The way that I phrased this question is malformed: most moats decay over time. But I’m about 70% leaning towards this is not a moat, at least not the way it’s defined in Helmer’s 7 Powers.
To sort of break this down a bit, I asked myself — what is the Benefit here, and what is the Barrier?
The Benefit (as is usually the case in such analyses) is quite clear: the company in question has cost advantages. These cost andvantages enable it to a) survive, b) undercut the competition.
But what of the Barrier? In both cases, Paypal and Mailchimp’s advantage is something of an ‘earned secret’ — a temporary advantage that can be copied if given enough time. I don’t think it is a barrier, because there are multiple competitors today that go toe-to-toe with them.
I’m somewhat on the fence on this last bit, at least when it comes to PayPal. I think there’s a possibility that PayPal’s advantage is that of scale economies — you’d notice that both Wise and Stripe targeted new and different use cases in order to build the transaction volume to feed its fraud detection systems. That’s what you’d expect if you were trying to go up against a scale incumbent.
But the Mailchimp advantage doesn’t seem to be as solid. Sure, you could say that it was the first to use an unorthodox approach, and that it had an extremely competent understanding of the nature of the ESP ignorant spam problem, but these are advantages that (as @kirso has pointed out) should leak out to the broader environment.
- If this is a moat, what is the nature of the Barrier? And what is its Benefit? Also: which one of the 7 Powers is it?
Possibly scale economies for PayPal. But not really a moat in Mailchimp’s case.
I think if you look at the cases for scale economies, you’d realise that one way to get around a scale economy advantage is to find scale in some other part of the world/some other part of the industry, and then parlay that into direct competition.

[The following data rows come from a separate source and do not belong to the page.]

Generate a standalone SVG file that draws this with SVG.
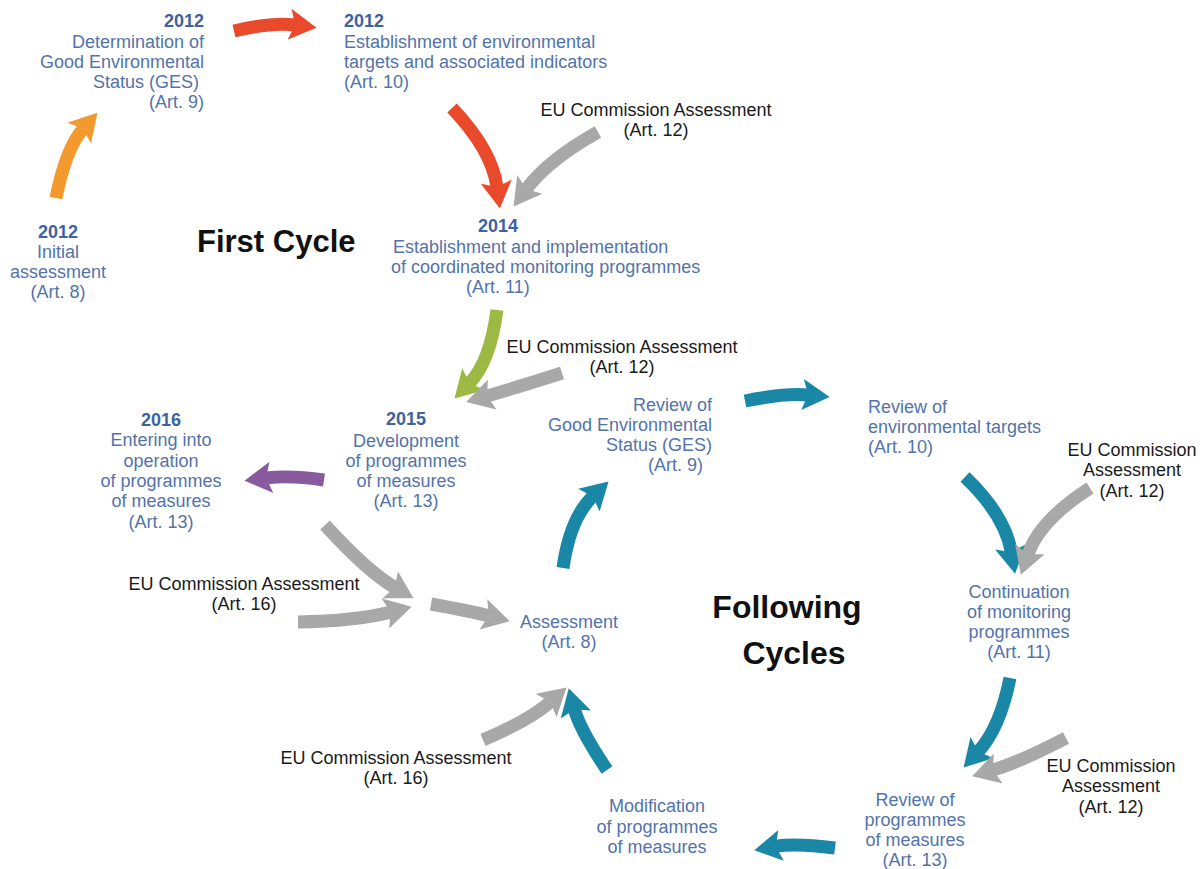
<svg xmlns="http://www.w3.org/2000/svg" width="1204" height="869" viewBox="0 0 1204 869">
<style>
text{font-family:"Liberation Sans",Arial,sans-serif;font-size:18px}
.b{fill:#5273ab}
.y{fill:#3d62a0;font-weight:bold}
.k{fill:#1a1a1a}
.t{fill:#111;font-weight:bold;font-size:31px}
.t2{font-size:32px}
.m{text-anchor:middle}
.e{text-anchor:end}
.a{fill:none;stroke-width:13}
</style>
<defs>
<marker id="hr" viewBox="0 0 20 23" markerWidth="2.1" markerHeight="2.4" refX="4" refY="11.5" orient="auto"><path d="M0,0 L20,11.5 L0,23 L4,11.5 z" fill="#e84a2b"/></marker>
<marker id="ho" viewBox="0 0 20 23" markerWidth="2.1" markerHeight="2.4" refX="4" refY="11.5" orient="auto"><path d="M0,0 L20,11.5 L0,23 L4,11.5 z" fill="#f3992d"/></marker>
<marker id="hg" viewBox="0 0 20 23" markerWidth="2.1" markerHeight="2.4" refX="4" refY="11.5" orient="auto"><path d="M0,0 L20,11.5 L0,23 L4,11.5 z" fill="#9cb944"/></marker>
<marker id="hp" viewBox="0 0 20 23" markerWidth="2.1" markerHeight="2.4" refX="4" refY="11.5" orient="auto"><path d="M0,0 L20,11.5 L0,23 L4,11.5 z" fill="#8a5a9e"/></marker>
<marker id="ht" viewBox="0 0 20 23" markerWidth="2.1" markerHeight="2.4" refX="4" refY="11.5" orient="auto"><path d="M0,0 L20,11.5 L0,23 L4,11.5 z" fill="#1b87a6"/></marker>
<marker id="hx" viewBox="0 0 20 23" markerWidth="2.1" markerHeight="2.4" refX="4" refY="11.5" orient="auto"><path d="M0,0 L20,11.5 L0,23 L4,11.5 z" fill="#a8a8a8"/></marker>
</defs>
<g id="connectors">
<path class="a" stroke="#f3992d" marker-end="url(#ho)" d="M56,198 Q66,148 83,129"/>
<path class="a" stroke="#e84a2b" marker-end="url(#hr)" d="M234,31 Q272,22 295,25"/>
<path class="a" stroke="#e84a2b" marker-end="url(#hr)" d="M452,108 Q492,150 497,187"/>
<path class="a" stroke="#a8a8a8" marker-end="url(#hx)" d="M598,132 Q548,160 526.5,189"/>
<path class="a" stroke="#9cb944" marker-end="url(#hg)" d="M497,310 Q490,362 469.6,383"/>
<path class="a" stroke="#a8a8a8" marker-end="url(#hx)" d="M562,373 Q515,388 487,396"/>
<path class="a" stroke="#8a5a9e" marker-end="url(#hp)" d="M324,480 Q290,475 266,478"/>
<path class="a" stroke="#1b87a6" marker-end="url(#ht)" d="M563,568 Q570,518 592.8,496.4"/>
<path class="a" stroke="#1b87a6" marker-end="url(#ht)" d="M745,401 Q785,393 808,395"/>
<path class="a" stroke="#1b87a6" marker-end="url(#ht)" d="M965,477 Q1005,515 1011.4,552.3"/>
<path class="a" stroke="#a8a8a8" marker-end="url(#hx)" d="M1090,488 Q1040,520 1028,554.2"/>
<path class="a" stroke="#1b87a6" marker-end="url(#ht)" d="M1010,678 Q1000,728 978.3,751.6"/>
<path class="a" stroke="#a8a8a8" marker-end="url(#hx)" d="M1066,738 Q1020,762 993,770"/>
<path class="a" stroke="#1b87a6" marker-end="url(#ht)" d="M835,848 Q795,843 775.7,846.4"/>
<path class="a" stroke="#a8a8a8" marker-end="url(#hx)" d="M325,525 Q368,572 394.8,587.5"/>
<path class="a" stroke="#a8a8a8" marker-end="url(#hx)" d="M298,622 Q355,621 390.6,612.1"/>
<path class="a" stroke="#a8a8a8" marker-end="url(#hx)" d="M431,604 Q470,611 488.7,615.8"/>
<path class="a" stroke="#a8a8a8" marker-end="url(#hx)" d="M483,740 Q530,720 550.3,701.9"/>
<path class="a" stroke="#1b87a6" marker-end="url(#ht)" d="M607,770 Q580,730 574.4,709.3"/>
</g>
<g id="ges2012">
<text class="y e" x="204" y="27">2012</text>
<text class="b e" x="204" y="48">Determination of</text>
<text class="b e" x="204" y="68">Good Environmental</text>
<text class="b e" x="199" y="88">Status (GES)</text>
<text class="b e" x="204" y="108">(Art. 9)</text>
</g>
<g id="targets2012">
<text class="y" x="344" y="27">2012</text>
<text class="b" x="344" y="48">Establishment of environmental</text>
<text class="b" x="344" y="68">targets and associated indicators</text>
<text class="b" x="344" y="88">(Art. 10)</text>
</g>
<g id="eu12a">
<text class="k m" x="656" y="116">EU Commission Assessment</text>
<text class="k m" x="656" y="136">(Art. 12)</text>
</g>
<g id="monitoring2014">
<text class="y" x="478" y="232">2014</text>
<text class="b" x="393" y="253">Establishment and implementation</text>
<text class="b" x="391" y="273">of coordinated monitoring programmes</text>
<text class="b" x="466" y="293">(Art. 11)</text>
</g>
<g id="title1"><text class="t" x="197" y="252">First Cycle</text></g>
<g id="initial2012">
<text class="y m" x="58" y="238">2012</text>
<text class="b m" x="58" y="258">Initial</text>
<text class="b m" x="58" y="278">assessment</text>
<text class="b m" x="58" y="298">(Art. 8)</text>
</g>
<g id="eu12b">
<text class="k m" x="622" y="353">EU Commission Assessment</text>
<text class="k m" x="622" y="373">(Art. 12)</text>
</g>
<g id="pom2015">
<text class="y m" x="406" y="425">2015</text>
<text class="b m" x="406" y="447">Development</text>
<text class="b m" x="406" y="467">of programmes</text>
<text class="b m" x="406" y="487">of measures</text>
<text class="b m" x="406" y="507">(Art. 13)</text>
</g>
<g id="operation2016">
<text class="y m" x="161" y="426">2016</text>
<text class="b m" x="161" y="446">Entering into</text>
<text class="b m" x="161" y="467">operation</text>
<text class="b m" x="161" y="487">of programmes</text>
<text class="b m" x="161" y="507">of measures</text>
<text class="b m" x="161" y="528">(Art. 13)</text>
</g>
<g id="reviewGes">
<text class="b e" x="712" y="411">Review of</text>
<text class="b e" x="712" y="431">Good Environmental</text>
<text class="b e" x="712" y="451">Status (GES)</text>
<text class="b e" x="703" y="471">(Art. 9)</text>
</g>
<g id="reviewTargets">
<text class="b" x="868" y="413">Review of</text>
<text class="b" x="868" y="433">environmental targets</text>
<text class="b" x="868" y="453">(Art. 10)</text>
</g>
<g id="eu12c">
<text class="k m" x="1132" y="456">EU Commission</text>
<text class="k m" x="1132" y="476">Assessment</text>
<text class="k m" x="1132" y="497">(Art. 12)</text>
</g>
<g id="continuation">
<text class="b m" x="1019" y="598">Continuation</text>
<text class="b m" x="1019" y="618">of monitoring</text>
<text class="b m" x="1019" y="638">programmes</text>
<text class="b m" x="1019" y="658">(Art. 11)</text>
</g>
<g id="title2">
<text class="t t2 m" x="787" y="618">Following</text>
<text class="t t2 m" x="794" y="664">Cycles</text>
</g>
<g id="assessment">
<text class="b m" x="569" y="628">Assessment</text>
<text class="b m" x="569" y="648">(Art. 8)</text>
</g>
<g id="eu16a">
<text class="k m" x="244" y="590">EU Commission Assessment</text>
<text class="k m" x="244" y="610">(Art. 16)</text>
</g>
<g id="eu16b">
<text class="k m" x="396" y="764">EU Commission Assessment</text>
<text class="k m" x="396" y="784">(Art. 16)</text>
</g>
<g id="modification">
<text class="b m" x="657" y="812">Modification</text>
<text class="b m" x="657" y="833">of programmes</text>
<text class="b m" x="657" y="853">of measures</text>
</g>
<g id="reviewPom">
<text class="b m" x="915" y="806">Review of</text>
<text class="b m" x="915" y="826">programmes</text>
<text class="b m" x="915" y="846">of measures</text>
<text class="b m" x="915" y="866">(Art. 13)</text>
</g>
<g id="eu12d">
<text class="k m" x="1111" y="772">EU Commission</text>
<text class="k m" x="1111" y="792">Assessment</text>
<text class="k m" x="1111" y="813">(Art. 12)</text>
</g>
</svg>
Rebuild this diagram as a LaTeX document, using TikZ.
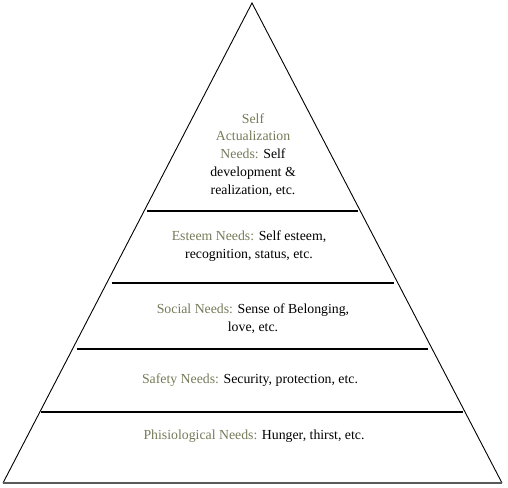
\documentclass[tikz,border=0pt]{standalone}
\usepackage{fontspec}
\setmainfont{Liberation Serif}
\definecolor{lbl}{RGB}{118,122,88}
\definecolor{basegray}{RGB}{90,90,90}
\begin{document}
\begin{tikzpicture}[x=1pt,y=-1pt,
  edge/.style={black,line width=0.9pt},
  tier/.style={black,line width=1.2pt},
  txt/.style={align=center,inner sep=0pt,font=\fontsize{13.8}{17.8}\selectfont},
  lab/.style={text=lbl}]
\useasboundingbox (0,0) rectangle (508,487);
\coordinate (apex) at (252,3);
\coordinate (bl) at (3,483);
\coordinate (br) at (502,483);
\draw[edge] (bl) -- (apex) -- (br);
\draw[basegray,line width=1.6pt] (bl) -- (br);
% tier lines
\draw[tier] (147,211) -- (358,211);
\draw[tier] (112,283) -- (394,283);
\draw[tier] (77,349) -- (428,349);
\draw[tier] (41,412) -- (463,412);
% texts
\node[txt] (self) at (253,155) {\textcolor{lbl}{Self}\\\textcolor{lbl}{Actualization}\\\textcolor{lbl}{Needs:} Self\\development \&\\realization, etc.};
\node[txt] (esteem) at (249,246) {\textcolor{lbl}{Esteem Needs:} Self esteem,\\recognition, status, etc.};
\node[txt] (social) at (253,319) {\textcolor{lbl}{Social Needs:} Sense of Belonging,\\love, etc.};
\node[txt] (safety) at (250,380) {\textcolor{lbl}{Safety Needs:} Security, protection, etc.};
\node[txt] (phys) at (254,436) {\textcolor{lbl}{Phisiological Needs:} Hunger, thirst, etc.};
\end{tikzpicture}
\end{document}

E.g. GM using a ‘multiple cars for multiple product segments’ to go up against Ford’s ‘any colour as long as it is black’ approach.
- If it is not a moat, what lessons can you derive from the cases? How did this advantage ultimately affect the business? And what does it tell us about non-moat competitive advantages?
One of the most surprising things I’ve taken away from these two cases is the notion that the capital environment affects the impact of the advantage. In simpler language: it’s totally possible for temporary competitive advantages to wipe out the competition when the competition is highly dependent on a particular type of capital environment. The common, naive assumption is that ‘the company that raises the most venture capital wins’. But these cases illustrate a corner case: when venture capital is easily available, companies become adapted to relying on cheap and easy capital; when that capital environment dries up, even temporary competitive advantages can allow certain companies to wipe out everyone else.
I like thinking of business environments as biological ecosystems. So there’s some analogy here where say a whole bunch of dinosaurs live happy, carefree lives, feasting on flora and each other, and then an asteroid hits and the tiny mammals with minor competitive advantages (regarding not relying on some environmental surplus) turn out to be the creatures that win in the end.
The other thing that perhaps we should take away is: don’t laugh at temporary competitive advantages. Every little secret helps, even if it eventually leaks out. But then I think this is intuitive to most business operators — even when I was running things, I’d notice that we’d had a small number of competitive advantages that we tried to keep close to our chest, in order to prolong their effective lifespan.